Há muito tempo não se presenciava em teatro texto tão bem pronunciado e
interpretado como nesta montagem extraordinária da não menos extraordinária peça
de Jean Genet.
A
peça joga com a alteridade de maneira absolutamente perfeita. Logo em seu
início a criada Claire incorpora a Madame enquanto sua irmã Solange a
incorpora: está criado o jogo de espelhos que por meio das artimanhas das irmãs
para assassinarem a Madame nos leva até o inesperado final. Genet escreveu o
texto em 1947, época de desencanto da Europa do pós guerra, terreno fértil para
surgir o teatro do absurdo de Beckett, Ionesco e onde ele também se situa.
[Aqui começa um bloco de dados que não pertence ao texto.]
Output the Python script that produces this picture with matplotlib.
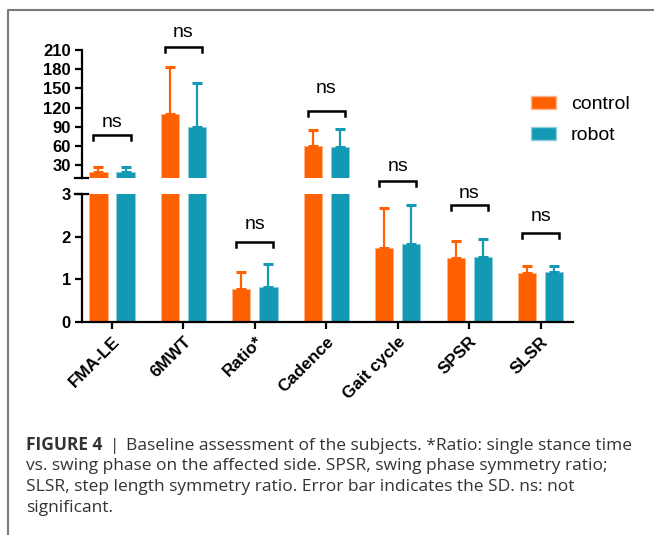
import matplotlib
matplotlib.use('Agg')
import matplotlib.pyplot as plt
import numpy as np
from matplotlib.lines import Line2D
from matplotlib.patches import Patch

# ---------------- data ----------------
categories = ['FMA-LE', '6MWT', 'Ratio*', 'Cadence', 'Gait cycle', 'SPSR', 'SLSR']
control_mean = [19, 110, 0.76, 60, 1.74, 1.49, 1.14]
control_sd = [8, 74, 0.42, 25, 0.94, 0.42, 0.17]
robot_mean = [19, 89.5, 0.82, 58.5, 1.84, 1.53, 1.16]
robot_sd = [8, 69.5, 0.54, 27.5, 0.91, 0.41, 0.16]
series_names = ['control', 'robot']
sig_labels = ['ns', 'ns', 'ns', 'ns', 'ns', 'ns', 'ns']
yticks_upper = [30, 60, 90, 120, 150, 180, 210]
yticks_lower = [0, 1, 2, 3]
caption_bold = 'FIGURE 4'
caption_sep = '|'
caption_lines = [
    'Baseline assessment of the subjects. *Ratio: single stance time',
    'vs. swing phase on the affected side. SPSR, swing phase symmetry ratio;',
    'SLSR, step length symmetry ratio. Error bar indicates the SD. ns: not',
    'significant.',
]

# ---------------- style ----------------
orange = '#FF6000'
teal = '#1399B4'
plt.rcParams['font.family'] = ['Liberation Sans', 'DejaVu Sans']

W, H = 654, 535
fig = plt.figure(figsize=(W / 100, H / 100), dpi=100)


def fx(px):
    return px / W


def fy(py):
    return 1 - py / H


left_px, right_px = 81.7, 573
ax_lo = fig.add_axes([fx(left_px), fy(321.7), fx(right_px) - fx(left_px), fy(194.3) - fy(321.7)])
ax_hi = fig.add_axes([fx(left_px), fy(177.8), fx(right_px) - fx(left_px), fy(50) - fy(177.8)])

x = np.arange(len(categories))
off, bw = 0.19, 0.255
zeros = np.zeros(len(categories))

for ax in (ax_lo, ax_hi):
    ax.patch.set_visible(False)
    ax.bar(x - off, control_mean, bw, color=orange, edgecolor='#FFB58A', linewidth=0.6, zorder=2)
    ax.bar(x + off, robot_mean, bw, color=teal, edgecolor='#8FD0DD', linewidth=0.6, zorder=2)
    ax.errorbar(x - off, control_mean, yerr=[zeros, control_sd], fmt='none', ecolor=orange,
                elinewidth=1.6, capsize=3.8, capthick=2.2, zorder=3)
    ax.errorbar(x + off, robot_mean, yerr=[zeros, robot_sd], fmt='none', ecolor=teal,
                elinewidth=1.6, capsize=3.8, capthick=2.2, zorder=3)
    ax.set_xlim(-0.424, 6.452)
    for s in ('top', 'right'):
        ax.spines[s].set_visible(False)
    for s in ('left', 'bottom'):
        ax.spines[s].set_linewidth(1.6)
    ax.tick_params(axis='both', width=1.6, length=4.8, pad=3)

ax_lo.set_ylim(0, 3)
ax_lo.set_yticks(yticks_lower)
ax_lo.set_yticklabels([str(v) for v in yticks_lower], fontweight='bold', fontsize=12)
ax_lo.set_xticks(x)
ax_lo.set_xticklabels(categories, rotation=45, ha='right', va='top', rotation_mode='anchor',
                      fontweight='bold', fontsize=12.3)
ax_lo.tick_params(axis='x', pad=4)

ax_hi.set_ylim(10, 210)
ax_hi.set_yticks(yticks_upper)
ax_hi.set_yticklabels([str(v) for v in yticks_upper], fontweight='bold', fontsize=12)
ax_hi.spines['bottom'].set_visible(False)
ax_hi.tick_params(axis='x', bottom=False, labelbottom=False)

# axis-break marks
for ypx in (177.8, 194.3):
    fig.add_artist(Line2D([fx(left_px - 6.5), fx(left_px + 6)], [fy(ypx), fy(ypx)],
                          color='black', lw=1.6))

# significance brackets
bracket_axis = [ax_hi, ax_hi, ax_lo, ax_hi, ax_lo, ax_lo, ax_lo]
bracket_level = [77, 215, 1.88, 115, 3.32, 2.75, 2.09]
ns_level = [97, 237, 2.28, 150, 3.65, 3.03, 2.47]
for i, (ax, yb, yt, lab) in enumerate(zip(bracket_axis, bracket_level, ns_level, sig_labels)):
    y0, y1 = ax.get_ylim()
    hpx = ax.get_position().height * H
    drop = 5.5 * (y1 - y0) / hpx
    ax.plot([i - 0.26, i - 0.26, i + 0.26, i + 0.26], [yb - drop, yb, yb, yb - drop],
            color='black', lw=1.8, clip_on=False, zorder=4, solid_joinstyle='miter')
    ax.text(i, yt, lab, ha='center', va='center', fontsize=14, clip_on=False, zorder=5)

# legend
handles = [Patch(facecolor=orange, edgecolor='#FFB58A', label=series_names[0]),
           Patch(facecolor=teal, edgecolor='#8FD0DD', label=series_names[1])]
fig.legend(handles=handles, loc='upper left', bbox_to_anchor=(fx(531), fy(96)), frameon=False,
           fontsize=14, handlelength=1.3, handleheight=0.65, handletextpad=0.75,
           labelspacing=0.7, borderpad=0, borderaxespad=0)

# frame lines
fig.add_artist(Line2D([fx(8), fx(8), fx(654)], [fy(535), fy(10), fy(10)], color='#7a7a7a', lw=1.5))

# caption
cap_family = ['Open Sans', 'Liberation Sans', 'DejaVu Sans']
cap_color = '#333333'
baselines = [450, 470.5, 491, 511.5]
target_right = 633
renderer = fig.canvas.get_renderer()


def draw_caption(size):
    arts = []
    tb = fig.text(fx(26), fy(baselines[0]), caption_bold, fontsize=size, fontweight='bold',
                  family=cap_family, color=cap_color, va='baseline', ha='left')
    arts.append(tb)
    xa = tb.get_window_extent(renderer).x1 + 7
    ts = fig.text(xa / W, fy(baselines[0]), caption_sep, fontsize=size, family=cap_family,
                  color=cap_color, va='baseline', ha='left')
    arts.append(ts)
    xb = ts.get_window_extent(renderer).x1 + 7
    t1 = fig.text(xb / W, fy(baselines[0]), caption_lines[0], fontsize=size, family=cap_family,
                  color=cap_color, va='baseline', ha='left')
    arts.append(t1)
    for bl, line in zip(baselines[1:], caption_lines[1:]):
        arts.append(fig.text(fx(26), fy(bl), line, fontsize=size, family=cap_family,
                             color=cap_color, va='baseline', ha='left'))
    return arts, t1.get_window_extent(renderer).x1


size0 = 11.0
arts, right = draw_caption(size0)
for a in arts:
    a.remove()
size1 = size0 * (target_right - 26) / (right - 26)
draw_caption(size1)

fig.savefig('out.png', dpi=100)
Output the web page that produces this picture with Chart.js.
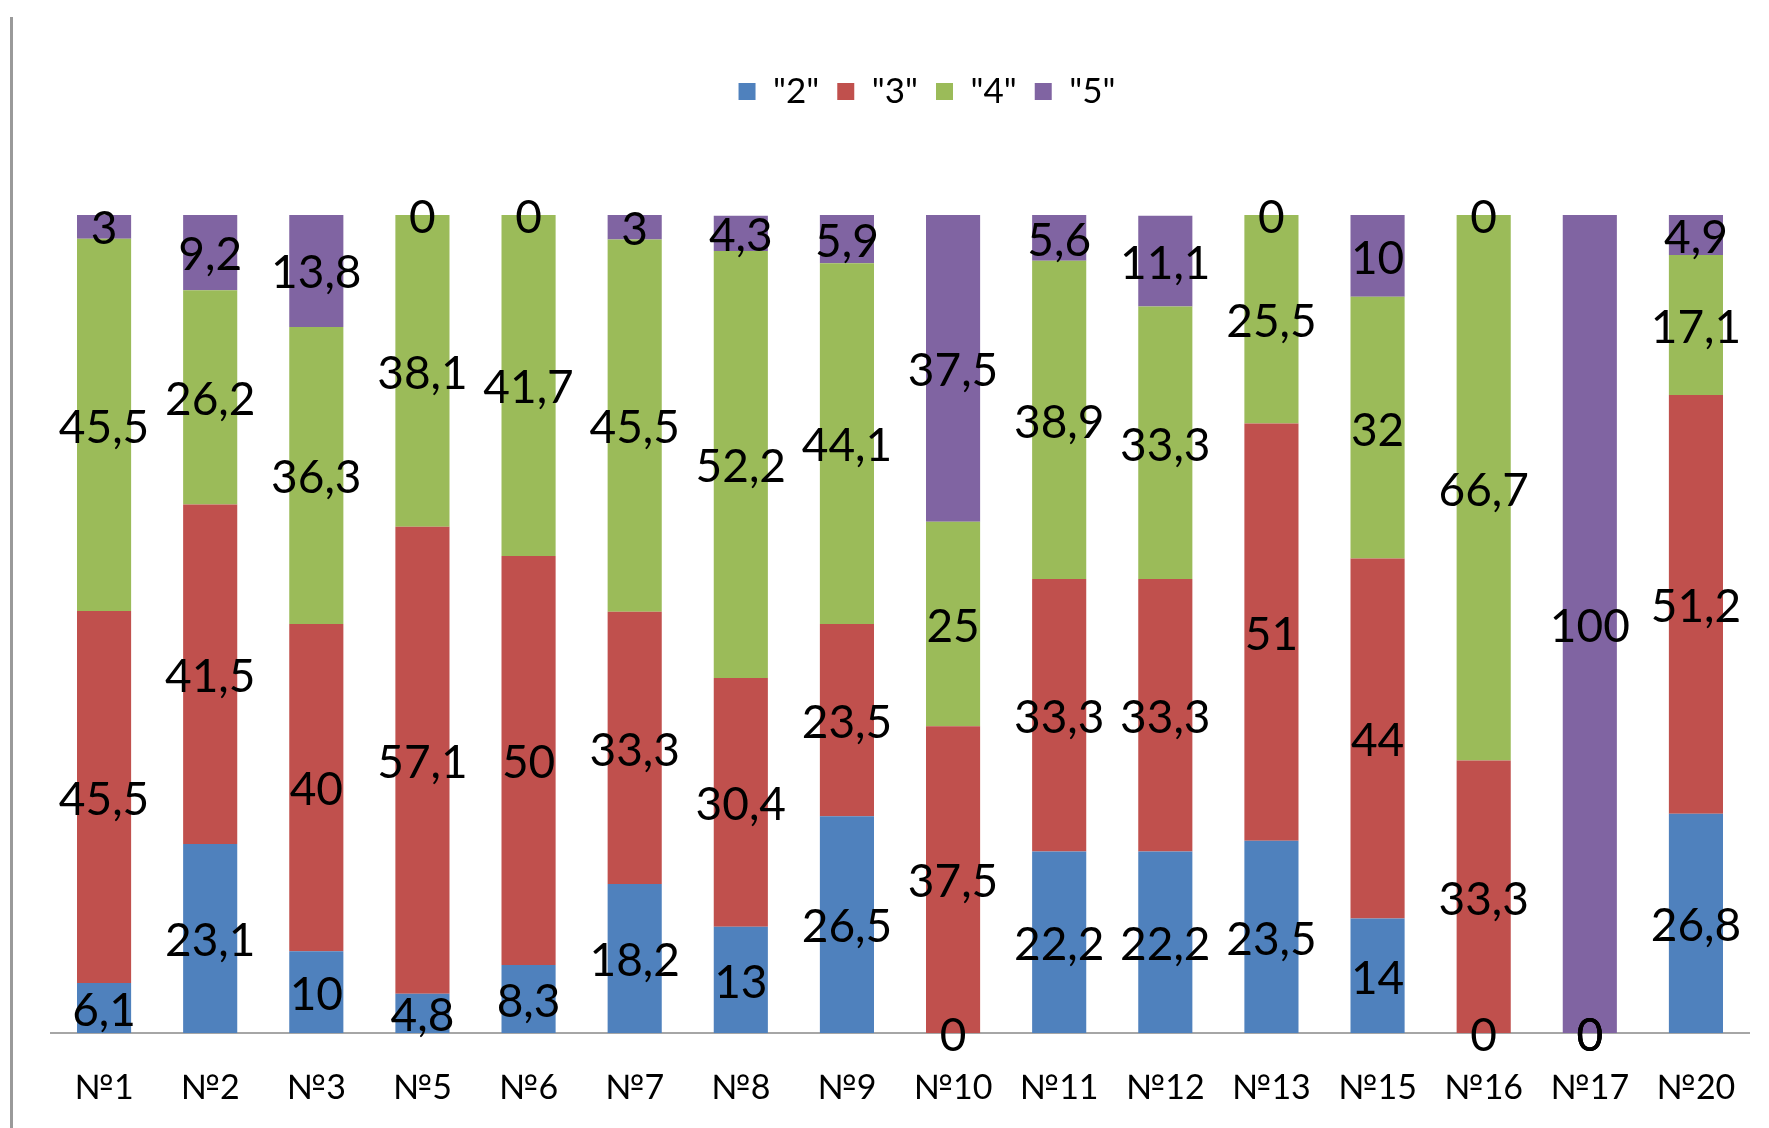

Genet, porém, pelo seu próprio modo de vida, acrescenta enorme dose de
crueldade em seus escritos e As Criadas
é exemplo disso.
A
montagem do polonês Radoslaw Rychcik tem simples, mas grande achado cênico que é
a colocação de telão no alto do palco onde se pode ver os vários ângulos dos
rostos e expressões das atrizes; outro fator que enriquece a montagem é a
trilha sonora minimalista dos poloneses Michal Lins e Piotr Lis que comenta a
ação e amplia o suspense da trama. A trilha é tocada ao vivo por músicos
brasileiros.
As
interpretações das duas criadas são milimetralmente planejadas no gestual, na
emissão de voz e na movimentação cênica. Atreladas a duas poltronas na maior
parte do tempo, Bete Coelho e Magali Biff deixam os perplexos espectadores
sentados na ponta da poltrona aguardando o que vai acontecer. É surpreendente e
estimulante acompanhar esse jogo cênico dessas duas grandes atrizes.
Toda
a organização interpretativa das criadas cai por terra com a chegada da Madame
numa explosiva interpretação de Denise Assunção. Denise parece não respeitar
texto nem marcação sendo um ótimo contraponto para os trabalhos comedidos de
Bete e Magali, no entanto a atriz podia ser menos over em sua concepção da personagem e em suas improvisações. Diga-se
de passagem, que a atriz abre o espetáculo com exuberante figurino cantando O Morro Não Tem Vez, emblemática canção de Tom Jobim e Vinicius de Moraes que
cai como uma luva para a proposta do diretor de colocar uma negra no papel de
Madame.
As Criadas de Jean Genet revisitada por
Radoslaw Rychcik vai ficar para a história e as interpretações de Bete Coelho e
Magali Biff deverão fazer parte das antologias que reúnem trabalhos
excepcionais de nossas atrizes.
A
peça cumpriu temporada no Sesc Santana de 14/07 a 13/08, após ter sua estreia mundial
no FIT – Festival Internacional de Teatro de Rio Preto. QUEM VIU, VIU!